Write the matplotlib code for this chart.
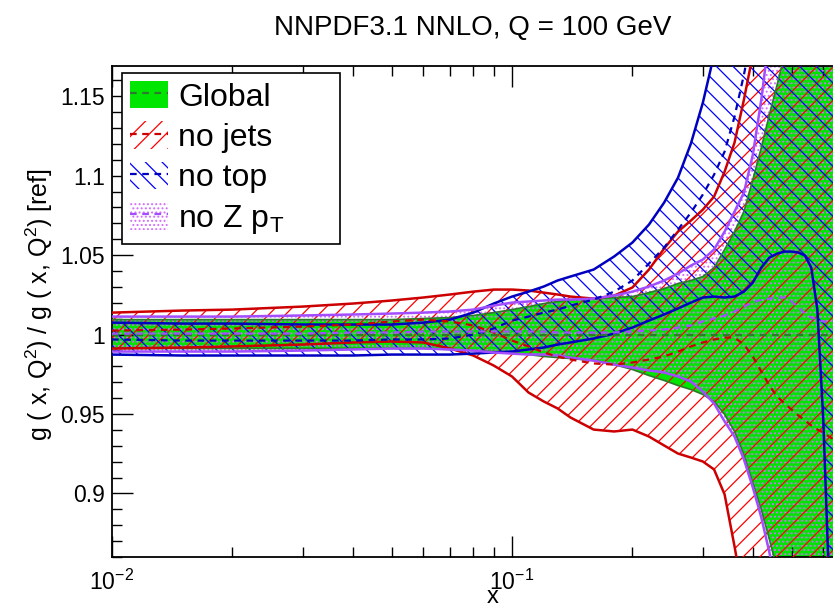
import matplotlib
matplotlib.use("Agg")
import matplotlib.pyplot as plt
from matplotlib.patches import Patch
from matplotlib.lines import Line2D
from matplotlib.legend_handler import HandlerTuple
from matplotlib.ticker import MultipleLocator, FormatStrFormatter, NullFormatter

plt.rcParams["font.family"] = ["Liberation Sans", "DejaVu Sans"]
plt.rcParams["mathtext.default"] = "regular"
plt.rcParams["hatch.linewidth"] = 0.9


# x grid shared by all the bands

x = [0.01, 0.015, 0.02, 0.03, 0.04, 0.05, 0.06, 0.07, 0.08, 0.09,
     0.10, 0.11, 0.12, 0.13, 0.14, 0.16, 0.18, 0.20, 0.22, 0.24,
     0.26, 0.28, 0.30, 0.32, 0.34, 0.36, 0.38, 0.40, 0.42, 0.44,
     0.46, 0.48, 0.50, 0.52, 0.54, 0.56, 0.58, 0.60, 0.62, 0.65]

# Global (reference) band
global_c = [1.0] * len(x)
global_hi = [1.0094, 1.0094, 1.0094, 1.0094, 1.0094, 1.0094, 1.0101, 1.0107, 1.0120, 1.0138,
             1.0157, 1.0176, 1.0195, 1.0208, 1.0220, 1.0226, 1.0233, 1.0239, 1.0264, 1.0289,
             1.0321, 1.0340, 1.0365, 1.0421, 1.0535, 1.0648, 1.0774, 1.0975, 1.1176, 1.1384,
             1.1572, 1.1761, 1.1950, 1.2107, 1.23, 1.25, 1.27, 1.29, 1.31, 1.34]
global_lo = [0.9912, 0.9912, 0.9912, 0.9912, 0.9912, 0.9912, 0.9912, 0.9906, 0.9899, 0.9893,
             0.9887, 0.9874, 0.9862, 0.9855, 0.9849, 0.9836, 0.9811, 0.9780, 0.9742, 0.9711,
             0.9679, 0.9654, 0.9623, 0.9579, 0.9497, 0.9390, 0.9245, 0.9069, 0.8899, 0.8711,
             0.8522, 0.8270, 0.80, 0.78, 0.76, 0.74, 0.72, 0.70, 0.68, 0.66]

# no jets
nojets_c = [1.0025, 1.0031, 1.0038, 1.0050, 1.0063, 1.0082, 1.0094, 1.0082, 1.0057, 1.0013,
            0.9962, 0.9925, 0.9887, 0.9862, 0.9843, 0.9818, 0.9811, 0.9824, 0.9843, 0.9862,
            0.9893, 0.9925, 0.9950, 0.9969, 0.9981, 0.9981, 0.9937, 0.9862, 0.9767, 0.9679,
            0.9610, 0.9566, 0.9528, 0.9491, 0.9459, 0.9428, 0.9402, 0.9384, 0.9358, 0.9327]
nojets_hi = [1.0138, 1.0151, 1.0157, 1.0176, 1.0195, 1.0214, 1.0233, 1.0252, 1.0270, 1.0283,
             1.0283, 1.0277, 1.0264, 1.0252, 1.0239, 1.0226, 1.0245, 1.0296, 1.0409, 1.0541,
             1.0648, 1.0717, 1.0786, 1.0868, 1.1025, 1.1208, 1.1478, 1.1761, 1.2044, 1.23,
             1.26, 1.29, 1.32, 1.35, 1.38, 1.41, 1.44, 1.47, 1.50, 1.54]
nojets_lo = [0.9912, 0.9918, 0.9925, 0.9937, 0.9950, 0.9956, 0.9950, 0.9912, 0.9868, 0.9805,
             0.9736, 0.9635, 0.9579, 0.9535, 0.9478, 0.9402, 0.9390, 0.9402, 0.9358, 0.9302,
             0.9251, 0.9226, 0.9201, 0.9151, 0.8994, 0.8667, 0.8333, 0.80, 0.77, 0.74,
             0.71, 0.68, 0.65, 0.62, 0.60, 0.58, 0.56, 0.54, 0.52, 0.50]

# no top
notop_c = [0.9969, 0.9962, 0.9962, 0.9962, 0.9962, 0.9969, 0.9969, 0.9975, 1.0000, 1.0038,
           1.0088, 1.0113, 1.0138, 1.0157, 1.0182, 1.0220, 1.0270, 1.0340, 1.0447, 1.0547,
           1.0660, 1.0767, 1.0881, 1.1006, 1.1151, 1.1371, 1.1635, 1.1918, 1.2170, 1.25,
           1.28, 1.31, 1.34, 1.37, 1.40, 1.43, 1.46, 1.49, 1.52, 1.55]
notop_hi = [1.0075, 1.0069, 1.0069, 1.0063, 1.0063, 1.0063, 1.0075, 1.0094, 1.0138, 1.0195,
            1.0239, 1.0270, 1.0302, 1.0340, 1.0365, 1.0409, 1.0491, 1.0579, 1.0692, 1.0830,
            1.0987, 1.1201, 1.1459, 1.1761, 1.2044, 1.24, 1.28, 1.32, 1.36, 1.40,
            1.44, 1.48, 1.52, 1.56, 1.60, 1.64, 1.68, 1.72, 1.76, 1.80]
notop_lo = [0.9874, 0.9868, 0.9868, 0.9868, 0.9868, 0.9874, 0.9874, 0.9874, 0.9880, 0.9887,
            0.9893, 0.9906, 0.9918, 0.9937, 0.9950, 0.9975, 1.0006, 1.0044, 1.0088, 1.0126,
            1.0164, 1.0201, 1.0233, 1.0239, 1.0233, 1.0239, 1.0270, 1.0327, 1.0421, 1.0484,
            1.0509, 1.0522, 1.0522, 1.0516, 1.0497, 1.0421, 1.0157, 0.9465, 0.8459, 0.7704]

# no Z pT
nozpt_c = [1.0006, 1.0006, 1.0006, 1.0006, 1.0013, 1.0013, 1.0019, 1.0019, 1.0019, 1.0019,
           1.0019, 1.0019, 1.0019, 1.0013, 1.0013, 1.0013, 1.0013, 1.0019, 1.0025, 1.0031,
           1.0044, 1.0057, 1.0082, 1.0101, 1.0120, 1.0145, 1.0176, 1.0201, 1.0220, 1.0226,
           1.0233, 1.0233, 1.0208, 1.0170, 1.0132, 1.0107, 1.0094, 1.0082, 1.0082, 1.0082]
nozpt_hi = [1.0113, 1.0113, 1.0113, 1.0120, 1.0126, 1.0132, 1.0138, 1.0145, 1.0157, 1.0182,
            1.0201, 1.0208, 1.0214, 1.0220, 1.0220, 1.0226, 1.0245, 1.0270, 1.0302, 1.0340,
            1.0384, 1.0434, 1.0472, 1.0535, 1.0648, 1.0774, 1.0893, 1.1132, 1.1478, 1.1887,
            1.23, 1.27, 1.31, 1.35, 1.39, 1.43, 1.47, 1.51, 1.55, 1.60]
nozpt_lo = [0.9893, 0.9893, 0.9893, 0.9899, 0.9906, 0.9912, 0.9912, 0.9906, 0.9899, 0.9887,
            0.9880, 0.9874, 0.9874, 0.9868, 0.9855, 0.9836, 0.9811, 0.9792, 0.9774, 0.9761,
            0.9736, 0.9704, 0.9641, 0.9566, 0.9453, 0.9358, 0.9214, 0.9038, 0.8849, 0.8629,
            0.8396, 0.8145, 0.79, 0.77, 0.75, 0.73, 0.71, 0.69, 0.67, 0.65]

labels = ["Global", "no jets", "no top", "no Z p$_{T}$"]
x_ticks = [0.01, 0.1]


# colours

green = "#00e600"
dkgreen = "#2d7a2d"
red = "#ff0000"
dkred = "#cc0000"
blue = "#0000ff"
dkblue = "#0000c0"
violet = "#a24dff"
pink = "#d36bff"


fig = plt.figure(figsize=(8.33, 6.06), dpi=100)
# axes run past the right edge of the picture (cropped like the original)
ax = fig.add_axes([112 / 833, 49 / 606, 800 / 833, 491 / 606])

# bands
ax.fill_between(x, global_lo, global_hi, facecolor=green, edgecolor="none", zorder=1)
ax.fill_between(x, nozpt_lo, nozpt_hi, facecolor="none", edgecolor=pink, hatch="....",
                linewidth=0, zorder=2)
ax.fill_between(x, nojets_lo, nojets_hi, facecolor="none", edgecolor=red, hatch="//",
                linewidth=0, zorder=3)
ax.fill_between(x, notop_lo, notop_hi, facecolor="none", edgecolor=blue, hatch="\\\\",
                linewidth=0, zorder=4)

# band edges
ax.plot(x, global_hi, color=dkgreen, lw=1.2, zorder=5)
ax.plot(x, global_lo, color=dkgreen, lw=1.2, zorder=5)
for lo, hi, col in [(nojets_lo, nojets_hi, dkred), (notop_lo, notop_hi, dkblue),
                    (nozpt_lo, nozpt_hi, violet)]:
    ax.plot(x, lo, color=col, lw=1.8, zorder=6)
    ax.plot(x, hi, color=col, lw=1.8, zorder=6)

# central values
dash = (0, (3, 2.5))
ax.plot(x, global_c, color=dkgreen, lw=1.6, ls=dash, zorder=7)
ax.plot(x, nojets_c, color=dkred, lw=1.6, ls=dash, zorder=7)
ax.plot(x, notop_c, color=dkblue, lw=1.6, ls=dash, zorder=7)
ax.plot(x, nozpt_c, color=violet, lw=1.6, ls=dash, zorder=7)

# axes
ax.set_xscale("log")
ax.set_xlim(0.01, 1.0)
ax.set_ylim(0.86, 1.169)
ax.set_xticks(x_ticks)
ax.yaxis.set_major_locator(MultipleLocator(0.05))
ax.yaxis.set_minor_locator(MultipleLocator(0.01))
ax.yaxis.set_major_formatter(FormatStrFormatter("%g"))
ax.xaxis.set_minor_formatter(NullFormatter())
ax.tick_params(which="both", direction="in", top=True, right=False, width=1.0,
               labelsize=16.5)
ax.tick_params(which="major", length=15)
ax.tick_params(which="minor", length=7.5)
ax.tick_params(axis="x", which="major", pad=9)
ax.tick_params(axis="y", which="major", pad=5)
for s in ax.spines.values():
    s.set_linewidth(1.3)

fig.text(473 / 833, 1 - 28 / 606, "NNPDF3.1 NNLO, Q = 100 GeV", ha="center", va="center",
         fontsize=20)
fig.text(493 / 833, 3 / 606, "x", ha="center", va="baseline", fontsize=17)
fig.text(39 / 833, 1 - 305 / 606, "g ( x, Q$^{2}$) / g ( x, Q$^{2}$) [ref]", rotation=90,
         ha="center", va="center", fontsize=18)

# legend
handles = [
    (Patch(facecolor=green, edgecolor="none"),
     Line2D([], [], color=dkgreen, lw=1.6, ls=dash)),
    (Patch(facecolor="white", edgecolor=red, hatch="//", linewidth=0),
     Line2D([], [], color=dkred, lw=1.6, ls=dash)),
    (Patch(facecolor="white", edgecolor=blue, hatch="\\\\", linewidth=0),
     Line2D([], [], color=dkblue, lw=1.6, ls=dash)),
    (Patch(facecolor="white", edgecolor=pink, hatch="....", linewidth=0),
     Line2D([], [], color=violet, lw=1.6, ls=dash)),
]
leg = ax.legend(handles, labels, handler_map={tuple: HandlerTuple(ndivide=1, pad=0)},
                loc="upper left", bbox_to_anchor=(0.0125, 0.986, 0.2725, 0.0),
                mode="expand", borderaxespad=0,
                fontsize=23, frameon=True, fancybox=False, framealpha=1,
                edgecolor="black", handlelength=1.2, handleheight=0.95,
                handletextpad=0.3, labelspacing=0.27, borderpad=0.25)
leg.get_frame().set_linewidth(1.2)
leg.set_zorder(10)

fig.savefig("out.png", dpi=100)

--- --- ---

_What you should do_. Quote, please, every line of the material above from its start through the line that has "# x grid shared by all the bands", reproducing the words exactly and dropping any images.

_Written answer_.
Write the matplotlib code for this chart.
import matplotlib
matplotlib.use("Agg")
import matplotlib.pyplot as plt
from matplotlib.patches import Patch
from matplotlib.lines import Line2D
from matplotlib.legend_handler import HandlerTuple
from matplotlib.ticker import MultipleLocator, FormatStrFormatter, NullFormatter

plt.rcParams["font.family"] = ["Liberation Sans", "DejaVu Sans"]
plt.rcParams["mathtext.default"] = "regular"
plt.rcParams["hatch.linewidth"] = 0.9


# x grid shared by all the bands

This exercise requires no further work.